|
Page 1 of 2 I couldn’t help but tune into Ralph’s telephone conversation as his baritone voice spilled over the cubicle wall. His use of the words “cancer” and “Christmas” close together pricked my ears.
“Yeah, we’re carpooling with my dad to Mississippi this Christmas,” Ralph told the person on the other end of the line. “He loves the grandkids, and he’ll really enjoy them since Momma died of cancer.” This past June, Ralph’s 80-year-old mother succumbed to lung cancer that had spread to her spine and ribs. She had never smoked or been around anybody who puffed away. Turns out, Ralph’s mother lived in south Texas, where ranchers use all kinds of pesticides to murder all kinds of diseases. Some of those pesticides wind up in the air, only to get sucked into human lungs like those of Ralph’s mother.

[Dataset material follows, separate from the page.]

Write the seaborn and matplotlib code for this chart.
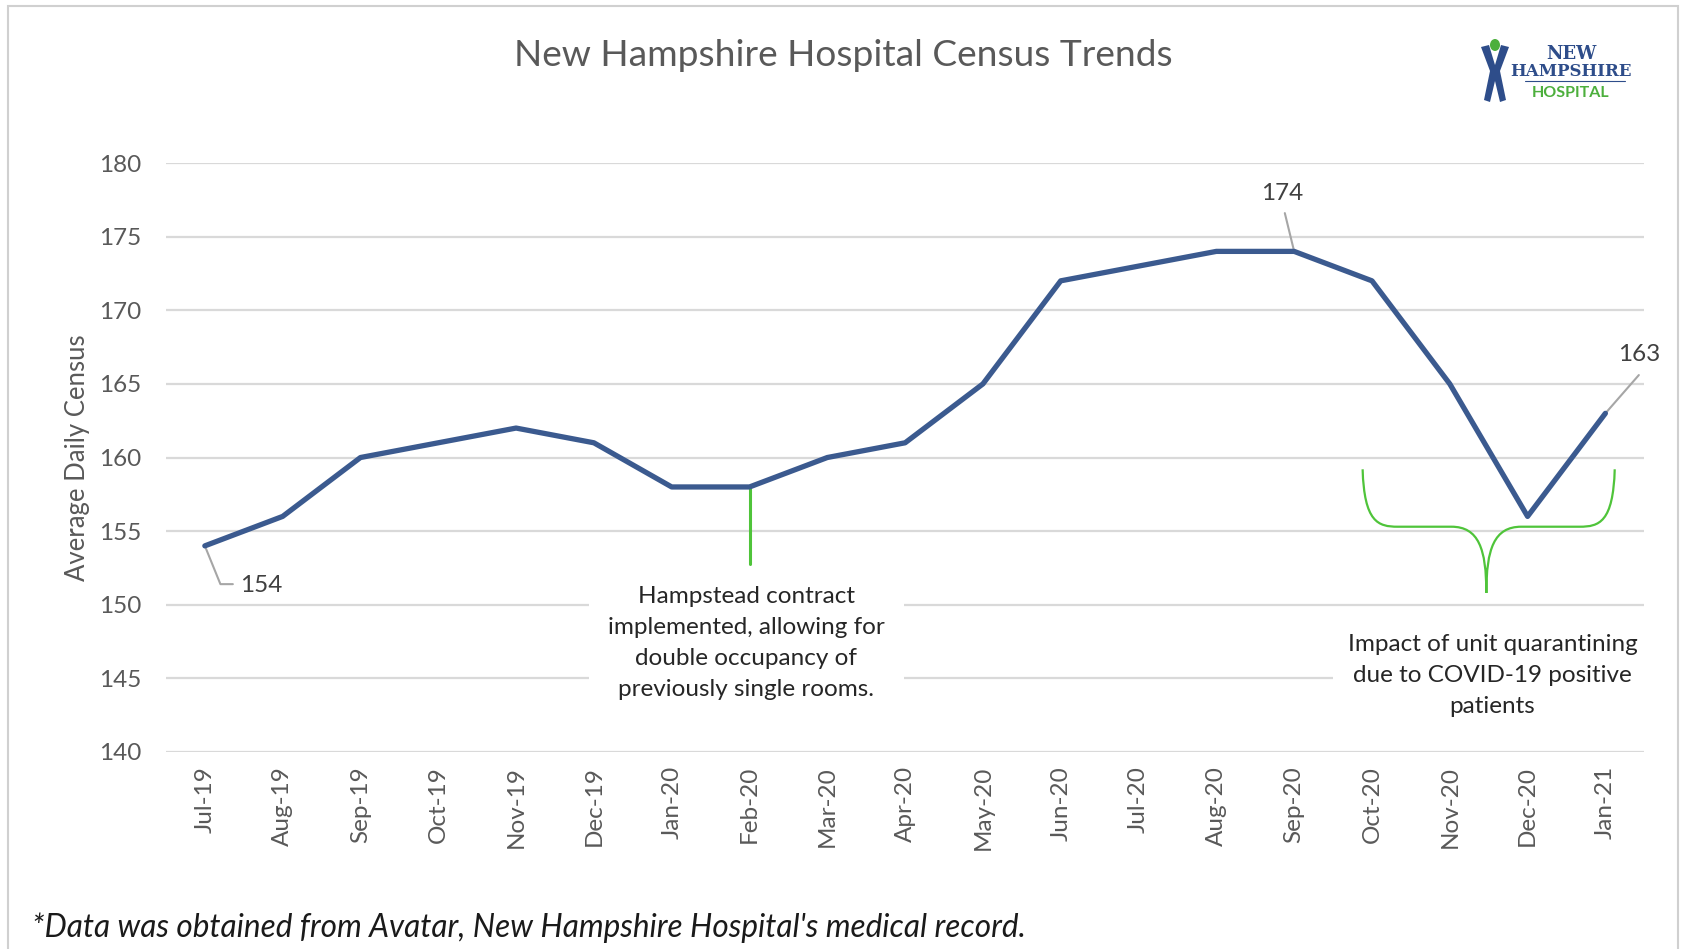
import numpy as np
import pandas as pd
import matplotlib
matplotlib.use('Agg')
import matplotlib.pyplot as plt
from matplotlib.path import Path
from matplotlib.patches import PathPatch, Rectangle, Ellipse, Polygon
import seaborn as sns

months = ['Jul-19', 'Aug-19', 'Sep-19', 'Oct-19', 'Nov-19', 'Dec-19', 'Jan-20', 'Feb-20',
          'Mar-20', 'Apr-20', 'May-20', 'Jun-20', 'Jul-20', 'Aug-20', 'Sep-20', 'Oct-20',
          'Nov-20', 'Dec-20', 'Jan-21']
census = [154, 156, 160, 161, 162, 161, 158, 158, 160, 161, 165, 172, 173, 174, 174, 172,
          165, 156, 163]
y_ticks = [140, 145, 150, 155, 160, 165, 170, 175, 180]
labelled = ['Jul-19', 'Sep-20', 'Jan-21']

sns.set_theme(style='white')
plt.rcParams['font.family'] = ['Lato', 'DejaVu Sans']

df = pd.DataFrame({'month': months, 'census': census})

fig = plt.figure(figsize=(16.83, 9.49), dpi=100)
ax = fig.add_axes([0.0986, 0.2076, 0.8784, 0.6206])

for t in y_ticks:
    ax.axhline(t, color='#d9d9d9', lw=1.6, zorder=0)

sns.lineplot(data=df, x='month', y='census', sort=False, color='#3b5a8f', lw=3.8,
             ax=ax, zorder=3)

ax.set_xlim(-0.5, len(months) - 0.5)
ax.set_ylim(140, 180)
ax.set_yticks(y_ticks)
ax.set_xticks(range(len(months)))
ax.set_xticklabels(months, rotation=90, fontsize=17.5, color='#595959')
ax.tick_params(axis='y', labelsize=17.5, labelcolor='#595959', pad=12)
ax.tick_params(axis='x', pad=4)
ax.set_xlabel('')
ax.set_ylabel('Average Daily Census', fontsize=18.5, color='#595959', labelpad=6)
for s in ax.spines.values():
    s.set_visible(False)

# data labels with leader lines
lead = '#a6a6a6'
i0 = months.index(labelled[0])
ax.plot([i0, i0 + 0.2, i0 + 0.36], [census[i0], census[i0] - 2.6, census[i0] - 2.6],
        color=lead, lw=1.5, zorder=2)
ax.text(i0 + 0.45, census[i0] - 2.7, str(census[i0]), fontsize=17.5, color='#404040',
        ha='left', va='center')
i1 = months.index(labelled[1])
ax.plot([i1, i1 - 0.12], [census[i1], census[i1] + 2.6], color=lead, lw=1.5, zorder=2)
ax.text(i1 - 0.15, census[i1] + 3.9, str(census[i1]), fontsize=17.5, color='#404040',
        ha='center', va='center')
i2 = months.index(labelled[2])
ax.plot([i2, i2 + 0.43], [census[i2], census[i2] + 2.6], color=lead, lw=1.5, zorder=2)
ax.text(i2 + 0.43, census[i2] + 4.0, str(census[i2]), fontsize=17.5, color='#404040',
        ha='center', va='center')

# Hampstead annotation
green = '#4fc43a'
fi = months.index('Feb-20')
ax.plot([fi, fi], [census[fi], 152.8], color=green, lw=2.2, zorder=2)
ax.text(fi - 0.04, 147.4, 'Hampstead contract\nimplemented, allowing for\ndouble occupancy of\n'
        'previously single rooms.', ha='center', va='center', fontsize=17.5, color='#262626',
        linespacing=1.6, zorder=4,
        bbox=dict(boxstyle='square,pad=0.8', fc='white', ec='none'))

# brace for quarantine impact
xl, xr, xm = 14.88, 18.12, 16.47
yt, yh, yb = 159.2, 155.3, 150.8
verts = [(xl, yt), (xl + 0.02, yh + 0.3), (xl + 0.2, yh), (xl + 0.45, yh),
         (xm - 0.45, yh),
         (xm - 0.1, yh), (xm, yh - 1.5), (xm, yb),
         (xm, yh - 1.5), (xm + 0.1, yh), (xm + 0.45, yh),
         (xr - 0.45, yh),
         (xr - 0.2, yh), (xr - 0.02, yh + 0.3), (xr, yt)]
codes = [Path.MOVETO, Path.CURVE4, Path.CURVE4, Path.CURVE4,
         Path.LINETO,
         Path.CURVE4, Path.CURVE4, Path.CURVE4,
         Path.CURVE4, Path.CURVE4, Path.CURVE4,
         Path.LINETO,
         Path.CURVE4, Path.CURVE4, Path.CURVE4]
ax.add_patch(PathPatch(Path(verts, codes), fc='none', ec=green, lw=1.6, zorder=2))
ax.text(16.55, 145.2, 'Impact of unit quarantining\ndue to COVID-19 positive\npatients',
        ha='center', va='center', fontsize=17.5, color='#262626', linespacing=1.6, zorder=4,
        bbox=dict(boxstyle='square,pad=0.6', fc='white', ec='none'))

fig.text(0.501, 0.941, 'New Hampshire Hospital Census Trends', ha='center', va='center',
         fontsize=26.7, color='#595959')
fig.text(0.019, 0.022, "*Data was obtained from Avatar, New Hampshire Hospital's medical record.",
         ha='left', va='center', fontsize=22.7, style='italic', color='#1a1a1a')

# logo
lx = fig.add_axes([1475 / 1683, 1 - 105 / 949, 160 / 1683, 70 / 949])
lx.set_xlim(0, 160)
lx.set_ylim(0, 70)
lx.axis('off')
lx.add_patch(Polygon([[6, 58], [14, 60], [20, 40], [26, 60], [34, 58], [25, 34], [31, 5],
                      [25, 3], [20, 24], [15, 3], [9, 5], [15, 34]],
                     closed=True, fc='#2e4d8a', ec='none'))
lx.add_patch(Ellipse((20, 60), 10, 12, fc='#4caf3c', ec='none'))
lx.text(96, 51, 'NEW', ha='center', va='center', fontsize=13, color='#2e4d8a',
        family='DejaVu Serif', weight='bold')
lx.text(96, 33, 'HAMPSHIRE', ha='center', va='center', fontsize=12, color='#2e4d8a',
        family='DejaVu Serif', weight='bold')
lx.plot([50, 150], [24, 24], color='#2e4d8a', lw=0.8)
lx.text(96, 12, 'HOSPITAL', ha='center', va='center', fontsize=11.5, color='#4caf3c',
        weight='bold')

fig.patches.append(Rectangle((0.005, -0.01), 0.992, 1.004, transform=fig.transFigure,
                             fill=False, ec='#d0d0d0', lw=1.5))

fig.savefig('out.png', dpi=100)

“It’s environmental, no doubt in my mind,” Ralph told me, after he hung up and I admitted I couldn’t help but overhear him. I told him about the medical researcher in Dallas who blamed her lung cancer on the city’s notorious air pollution just before her own death.
“I wouldn’t be surprised,” Ralph replied. “You go to a cancer clinic, and it’s full of people. Something must be going on.” All alone Whatever the cause of her death, Ralph’s father is all alone these holidays, after 58 Christmases spent with his sweetheart. And I hear there is no greater pain than the pain that strikes when your sweetheart dies. “Yeah, he’s really hurting now,” Ralph said. “This is the first Christmas in 58 years he’s getting the Christmas cards out by himself. He’s really lost.” Right now, I’m thinking about all the people who lost their sweethearts, or other loved ones, to cancer this year. This will be the hardest holiday of all. I feel their pain. Christmas 2005 was the first one without my mother, who always worked her fanny off to ensure the Smith family had a great holiday. She decorated the house to the nines, decorated the tree, slaved over a hot stove to fix a sumptuous turkey, and topped it off with her famous dressing that nobody could beat. Now, that's all gone. She didn't die of cancer, but that's beside the point. The point is I know what people who have lost a loved one are enduring right now. For their sakes, I hope they spend the holidays with family and friends, and not by themselves. Feeling the walls closing in around you is definitely a terrible way to spend Christmas. Mostly, I wonder if people will sense the grief and take the initiative to invite the new widow or widower to spend the holidays with them. What a great holiday present, a gift almost as good as offering your stable and manger to a poor carpenter, his very pregnant wife—and their soon-to-be son.